Question for ET Landlords

Discussion in 'Politics' started by yeayo, Feb 23, 2006.

  1. yeayo


    The issue is rent control. In a NJ town, my father bought a 4 unit apartment building in 1989 for 200k. The market value of the building now is at least a million dollars, and the market value of the rent for each of the apartments is about 1300 each. The rents for each of the apartments back in 89 was about 400 dollars, and my father has never registered any of the rent increases ever since he bought the building. The apartment has had many vacancies over the years and my father has put in a lot of money on renovations after each vacancy. Now the tenant from hell and his girlfriend just moved in a few months ago. They’ve gone to City Hall to ask for a legal rent calculation. So City Hall has now sent a letter stating that after 30 days they will do a legal rent calculation and inform the two parties, and that the landlord has 30 days to provide support for the rent currently charged or waive his right to do so.
    Has anyone gone through this? I want to know how to justify the rent increasing from 400 to 1300 over 16 years without registering the increases. My father has many friends that are also landlords, and no one bothers to register rent increases. The CPI for one thing is up about 45% since 1989. So apart from that I guess he should just say that he put in a ton of money on renovation over the years, which he has but hasn’t kept any records. He will speak to a lawyer soon, but just wondering if anyone has dealt with this.
    My father has many other apartments and over the past 16 years this is the first tenant to go to City Hall. This guy and his girlfriend make over 175k in combined salary and they want my father to subsidize their rent. This isn’t a serious case since their new tenants but I’ve heard horror stories of landlords paying tens of thousands of dollars to long-time tenants due to rent control. And each time the city council tries to relax the rent control laws – that benefit wealthy tenants and big developers more than anyone else – the activists always defeat the reforms.
  2. You should have someone visit them when they are not on the premises (in a parking lot at their places of work, at the mall, etc).

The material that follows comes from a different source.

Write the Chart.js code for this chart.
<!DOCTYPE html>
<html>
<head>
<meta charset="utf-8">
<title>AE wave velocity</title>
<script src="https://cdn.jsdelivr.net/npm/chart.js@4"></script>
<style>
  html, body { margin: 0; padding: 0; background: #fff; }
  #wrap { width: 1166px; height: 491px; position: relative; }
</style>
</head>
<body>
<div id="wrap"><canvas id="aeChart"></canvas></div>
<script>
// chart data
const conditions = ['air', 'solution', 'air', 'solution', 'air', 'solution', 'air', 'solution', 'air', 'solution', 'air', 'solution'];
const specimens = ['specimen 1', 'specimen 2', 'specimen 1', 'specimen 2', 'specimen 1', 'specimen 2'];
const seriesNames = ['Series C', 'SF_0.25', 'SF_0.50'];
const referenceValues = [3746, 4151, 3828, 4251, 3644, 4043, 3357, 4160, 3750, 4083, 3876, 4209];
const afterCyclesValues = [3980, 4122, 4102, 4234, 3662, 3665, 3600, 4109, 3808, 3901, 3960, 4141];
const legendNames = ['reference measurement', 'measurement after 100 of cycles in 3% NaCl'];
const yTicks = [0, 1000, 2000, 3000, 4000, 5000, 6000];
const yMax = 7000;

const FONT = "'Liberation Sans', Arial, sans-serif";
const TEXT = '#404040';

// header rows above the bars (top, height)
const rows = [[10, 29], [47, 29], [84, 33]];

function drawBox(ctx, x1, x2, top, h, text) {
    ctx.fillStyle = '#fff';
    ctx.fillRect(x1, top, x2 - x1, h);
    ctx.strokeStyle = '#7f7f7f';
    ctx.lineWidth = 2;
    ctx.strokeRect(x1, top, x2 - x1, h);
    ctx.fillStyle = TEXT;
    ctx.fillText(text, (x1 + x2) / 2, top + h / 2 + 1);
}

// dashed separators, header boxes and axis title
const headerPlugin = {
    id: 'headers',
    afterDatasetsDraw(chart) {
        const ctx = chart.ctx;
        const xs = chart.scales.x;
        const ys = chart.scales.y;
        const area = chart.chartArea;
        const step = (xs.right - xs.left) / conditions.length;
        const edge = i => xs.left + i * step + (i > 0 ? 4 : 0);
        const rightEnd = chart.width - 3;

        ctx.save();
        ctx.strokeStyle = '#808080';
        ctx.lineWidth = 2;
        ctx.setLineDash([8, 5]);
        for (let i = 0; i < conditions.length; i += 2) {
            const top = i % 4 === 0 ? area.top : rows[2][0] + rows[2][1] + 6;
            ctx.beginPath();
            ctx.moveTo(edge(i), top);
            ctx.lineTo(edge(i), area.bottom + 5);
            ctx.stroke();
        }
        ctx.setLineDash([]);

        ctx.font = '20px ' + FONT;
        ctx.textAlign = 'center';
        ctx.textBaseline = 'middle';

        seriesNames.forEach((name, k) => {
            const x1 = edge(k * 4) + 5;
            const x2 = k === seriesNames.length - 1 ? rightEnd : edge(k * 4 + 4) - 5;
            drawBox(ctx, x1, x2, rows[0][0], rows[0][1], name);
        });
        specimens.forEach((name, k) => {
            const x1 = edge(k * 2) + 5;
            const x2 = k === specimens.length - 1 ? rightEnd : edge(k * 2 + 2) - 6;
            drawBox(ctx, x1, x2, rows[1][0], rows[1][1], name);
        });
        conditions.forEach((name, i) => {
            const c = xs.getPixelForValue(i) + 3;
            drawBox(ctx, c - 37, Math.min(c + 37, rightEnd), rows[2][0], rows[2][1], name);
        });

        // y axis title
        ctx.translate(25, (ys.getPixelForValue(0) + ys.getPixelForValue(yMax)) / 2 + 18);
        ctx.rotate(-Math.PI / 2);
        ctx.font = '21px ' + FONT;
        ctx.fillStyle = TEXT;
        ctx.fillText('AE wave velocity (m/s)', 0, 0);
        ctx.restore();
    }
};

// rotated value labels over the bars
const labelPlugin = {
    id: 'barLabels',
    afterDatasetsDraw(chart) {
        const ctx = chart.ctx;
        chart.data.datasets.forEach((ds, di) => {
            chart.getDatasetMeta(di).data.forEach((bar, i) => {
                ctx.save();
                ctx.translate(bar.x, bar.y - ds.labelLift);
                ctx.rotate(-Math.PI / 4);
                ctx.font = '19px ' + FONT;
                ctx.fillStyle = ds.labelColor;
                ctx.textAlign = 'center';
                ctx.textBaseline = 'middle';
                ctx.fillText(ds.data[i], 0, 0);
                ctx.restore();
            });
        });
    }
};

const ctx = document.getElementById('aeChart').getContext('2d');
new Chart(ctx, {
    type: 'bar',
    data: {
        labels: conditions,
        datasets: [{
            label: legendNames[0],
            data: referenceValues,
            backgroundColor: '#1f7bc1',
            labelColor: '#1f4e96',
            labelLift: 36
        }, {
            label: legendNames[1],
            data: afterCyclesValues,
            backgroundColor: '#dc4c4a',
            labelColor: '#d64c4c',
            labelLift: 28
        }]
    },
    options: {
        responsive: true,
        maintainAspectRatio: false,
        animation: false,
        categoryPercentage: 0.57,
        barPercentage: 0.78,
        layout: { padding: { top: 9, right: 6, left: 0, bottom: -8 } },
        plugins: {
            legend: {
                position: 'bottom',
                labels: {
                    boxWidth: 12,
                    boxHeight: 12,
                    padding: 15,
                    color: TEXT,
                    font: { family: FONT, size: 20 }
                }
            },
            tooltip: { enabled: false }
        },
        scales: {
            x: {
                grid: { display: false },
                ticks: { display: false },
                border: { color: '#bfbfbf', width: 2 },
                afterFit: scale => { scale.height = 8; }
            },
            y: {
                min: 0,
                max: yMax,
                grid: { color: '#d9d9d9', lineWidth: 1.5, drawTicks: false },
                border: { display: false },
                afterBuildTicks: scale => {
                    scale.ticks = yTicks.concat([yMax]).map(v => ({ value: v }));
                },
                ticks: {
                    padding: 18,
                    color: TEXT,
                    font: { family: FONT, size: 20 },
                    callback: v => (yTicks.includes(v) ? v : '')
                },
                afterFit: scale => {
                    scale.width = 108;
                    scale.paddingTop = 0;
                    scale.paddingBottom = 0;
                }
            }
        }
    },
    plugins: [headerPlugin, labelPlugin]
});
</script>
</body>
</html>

    No violence of course, just a friendly "chat" to discuss the shortcomings of their "subsidized rent" scam.

    Problem solved.
  3. crackers,
    just sell the damn building and donate your profit to charities.
    remember, it's always easier for a camel to go thr the eye of a needle than for a rich man to get into heaven.
  4. yeayo


    Believe me I would but he'd probably sue me for causing him mental stress.
  5. yeayo


    We crackers donate to charity everytime we buy something and we donate half of our salary April 15th of every year to pay for your cheese, your rent, and whatever other form of welfare you consume.
  6. Isn't the issue here that you father actually did not pay proper taxes on his rental income and now he can't prove that rent hikes have been gradual and not unreasonable?

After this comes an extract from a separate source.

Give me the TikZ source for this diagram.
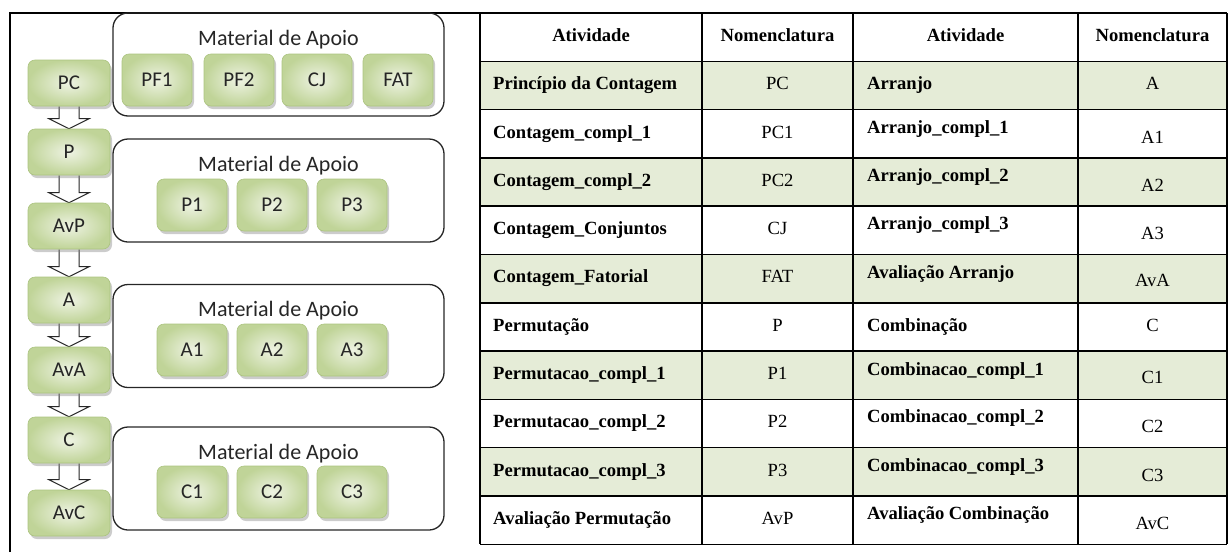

  7. Bushwacked, I think if the pro choice movement bring you in front of congress and the supreme court abortion will not only stay legal but probably be encouraged.
  8. yeayo


    No its not a tax issue, taxes have been paid in full. With rent control, you basically can't charge market price for rent even if the tenant agrees to pay the market price and signs a lease to pay that price. Its not a tax issue. It an issue about housing and government interference with that market.
  9. A while back I remember reading a story about two doctors living in a rent controlled apt. in Cambridge, MA. Both making 6 figures and the landlord couldnt get them out.

    greedy scum bags.
  10. I am not sure but you may find this helpful:

    Increases under rent control
    Rent increases are also limited to the amounts allowed under a local rent control ordinance if the community has adopted rent control and the rental unit is covered by rent control. More than 100 cities and townships in New Jersey have passed rent control ordinances. To find out if your city or township has rent control and if it covers your unit, you should call your city or township hall. If there is rent control where you live, they will put you in touch with the person in charge of rent control cases. You can then ask for information about your situation and for a copy of the city’s or town’s rent control ordinance. The ordinance will state how much and how often your rent can be raised.

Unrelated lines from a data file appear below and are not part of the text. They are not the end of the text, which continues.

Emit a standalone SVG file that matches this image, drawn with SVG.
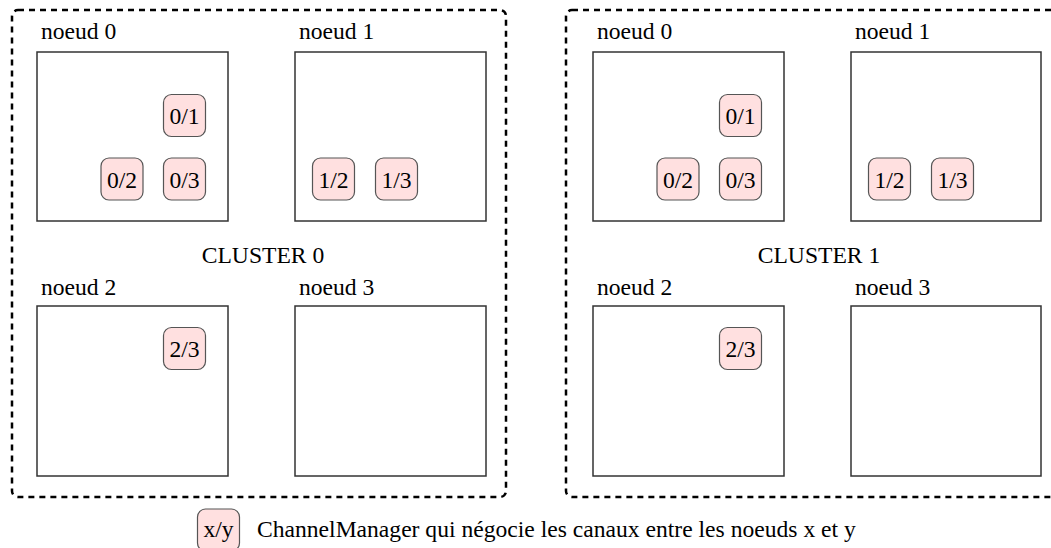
<svg xmlns="http://www.w3.org/2000/svg" width="1051" height="548" viewBox="0 0 1051 548">
<style>
.cluster{fill:none;stroke:#000;stroke-width:2.5;stroke-dasharray:6 5}
.node{fill:#fff;stroke:#333;stroke-width:1.5}
.cm{fill:#ffe0e0;stroke:#555;stroke-width:1.2}
text{font-family:"Liberation Serif","Times New Roman",serif;font-size:23.6px;fill:#000}
.c{text-anchor:middle}
</style>
<rect width="1051" height="548" fill="#fff"/>
<g id="cluster0">
<rect class="cluster" x="12" y="10" width="494" height="487" rx="6"/>
<text class="c" x="263" y="263">CLUSTER 0</text>
</g>
<g id="c0-noeud0">
<text x="41" y="39">noeud 0</text>
<rect class="node" x="37" y="52" width="191" height="169"/>
</g>
<g id="c0-noeud1">
<text x="299" y="39">noeud 1</text>
<rect class="node" x="295" y="52" width="191" height="169"/>
</g>
<g id="c0-noeud2">
<text x="41" y="295">noeud 2</text>
<rect class="node" x="37" y="306" width="191" height="170"/>
</g>
<g id="c0-noeud3">
<text x="299" y="295">noeud 3</text>
<rect class="node" x="295" y="306" width="191" height="170"/>
</g>
<g id="c0-cm01"><rect class="cm" x="163.5" y="94.5" width="42" height="42" rx="8"/><text class="c" x="184.5" y="124">0/1</text></g>
<g id="c0-cm02"><rect class="cm" x="101" y="158" width="42" height="42" rx="8"/><text class="c" x="122" y="187.5">0/2</text></g>
<g id="c0-cm03"><rect class="cm" x="163.5" y="158" width="42" height="42" rx="8"/><text class="c" x="184.5" y="187.5">0/3</text></g>
<g id="c0-cm12"><rect class="cm" x="312.5" y="158" width="42" height="42" rx="8"/><text class="c" x="333.5" y="187.5">1/2</text></g>
<g id="c0-cm13"><rect class="cm" x="375.5" y="158" width="42" height="42" rx="8"/><text class="c" x="396.5" y="187.5">1/3</text></g>
<g id="c0-cm23"><rect class="cm" x="163.5" y="327.5" width="42" height="42" rx="8"/><text class="c" x="184.5" y="357">2/3</text></g>

<g id="cluster1">
<rect class="cluster" x="566" y="10" width="494" height="487" rx="6"/>
<text class="c" x="819" y="263">CLUSTER 1</text>
</g>
<g id="c1-noeud0">
<text x="597" y="39">noeud 0</text>
<rect class="node" x="593" y="52" width="191" height="169"/>
</g>
<g id="c1-noeud1">
<text x="855" y="39">noeud 1</text>
<rect class="node" x="851" y="52" width="190" height="169"/>
</g>
<g id="c1-noeud2">
<text x="597" y="295">noeud 2</text>
<rect class="node" x="593" y="306" width="191" height="170"/>
</g>
<g id="c1-noeud3">
<text x="855" y="295">noeud 3</text>
<rect class="node" x="851" y="306" width="190" height="170"/>
</g>
<g id="c1-cm01"><rect class="cm" x="719.5" y="94.5" width="42" height="42" rx="8"/><text class="c" x="740.5" y="124">0/1</text></g>
<g id="c1-cm02"><rect class="cm" x="657" y="158" width="42" height="42" rx="8"/><text class="c" x="678" y="187.5">0/2</text></g>
<g id="c1-cm03"><rect class="cm" x="719.5" y="158" width="42" height="42" rx="8"/><text class="c" x="740.5" y="187.5">0/3</text></g>
<g id="c1-cm12"><rect class="cm" x="868.5" y="158" width="42" height="42" rx="8"/><text class="c" x="889.5" y="187.5">1/2</text></g>
<g id="c1-cm13"><rect class="cm" x="931.5" y="158" width="42" height="42" rx="8"/><text class="c" x="952.5" y="187.5">1/3</text></g>
<g id="c1-cm23"><rect class="cm" x="719.5" y="327.5" width="42" height="42" rx="8"/><text class="c" x="740.5" y="357">2/3</text></g>

<g id="connectors"></g>

<g id="legend">
<rect class="cm" x="197.5" y="509" width="42" height="42" rx="8"/>
<text class="c" x="218.5" y="537">x/y</text>
<text x="257" y="537">ChannelManager qui négocie les canaux entre les noeuds x et y</text>
</g>
</svg>
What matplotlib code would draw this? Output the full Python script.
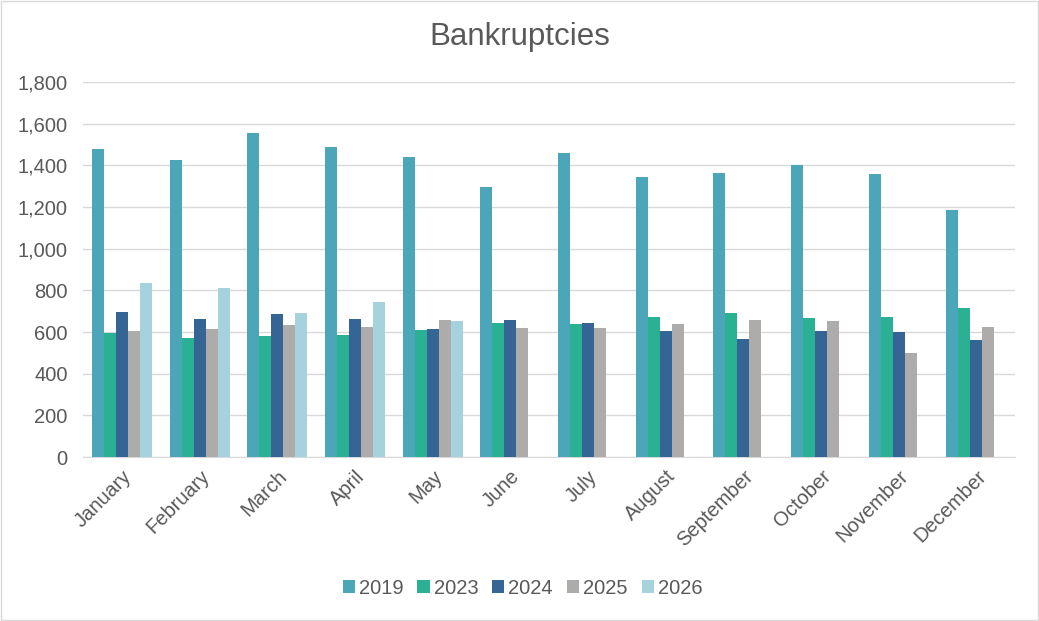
import matplotlib
matplotlib.use('Agg')
import matplotlib.pyplot as plt
import numpy as np

months = ['January', 'February', 'March', 'April', 'May', 'June', 'July',
          'August', 'September', 'October', 'November', 'December']
years = ['2019', '2023', '2024', '2025', '2026']

v2019 = [1476, 1426, 1554, 1488, 1438, 1296, 1459, 1344, 1363, 1400, 1360, 1187]
v2023 = [595, 571, 581, 586, 611, 643, 640, 670, 693, 669, 672, 715]
v2024 = [698, 661, 685, 661, 614, 659, 645, 605, 566, 606, 598, 563]
v2025 = [605, 616, 635, 624, 658, 618, 618, 638, 658, 654, 501, 624]
v2026 = [837, 811, 690, 742, 653, np.nan, np.nan, np.nan, np.nan, np.nan, np.nan, np.nan]

colors = ['#4BA6B9', '#2AB093', '#346595', '#AEABAB', '#A5D2DC']
text_color = '#595959'

plt.rcParams['font.family'] = ['Liberation Sans', 'DejaVu Sans']

fig = plt.figure(figsize=(10.39, 6.21), dpi=100)
ax = fig.add_axes([0.080, 0.264, 0.897, 0.604])

x = np.arange(len(months))
width = 0.155
series = [v2019, v2023, v2024, v2025, v2026]
for i, (vals, yr) in enumerate(zip(series, years)):
    ax.bar(x + (i - 2) * width, vals, width, color=colors[i], label=yr, zorder=3)

ax.set_xlim(-0.5, len(months) - 0.5)
ax.set_ylim(0, 1800)
ax.set_yticks(np.arange(0, 1801, 200))
ax.set_yticklabels([f'{v:,}' for v in range(0, 1801, 200)])
ax.set_xticks(x)
ax.set_xticklabels(months, rotation=45, ha='right', rotation_mode='anchor')

ax.grid(axis='y', color='#D9D9D9', linewidth=1, zorder=0)
for s in ['top', 'right', 'left']:
    ax.spines[s].set_visible(False)
ax.spines['bottom'].set_color('#D9D9D9')
ax.tick_params(axis='both', length=0, labelsize=14.5, colors=text_color)
ax.tick_params(axis='y', pad=11)
ax.tick_params(axis='x', pad=7)

fig.text(0.5, 0.94, 'Bankruptcies', ha='center', va='center', fontsize=22.5, color=text_color)

leg = fig.legend(loc='center', bbox_to_anchor=(0.503, 0.053), ncol=5, frameon=False,
                 fontsize=14.5, handlelength=0.6, handleheight=0.6, handletextpad=0.2,
                 columnspacing=0.7)
for t in leg.get_texts():
    t.set_color(text_color)

fig.patches.append(plt.Rectangle((0.001, 0.001), 0.998, 0.998, transform=fig.transFigure,
                                 fill=False, edgecolor='#D9D9D9', linewidth=1))

fig.savefig('out.png', dpi=100)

    There are two types of rent increases allowed by most rent control ordinances. First, the ordinances allow landlords to automatically increase the rent by a certain percentage each year. This is called the annual increase. Second, the ordinances allow landlords to apply to the rent control board for an increase above the annual amount. This is called a hardship increase.

    I think if you dad can show using his tax records that his rent increases were within the percentages established by the rent control law he should be fine. If he broke the law he certainly should be fined.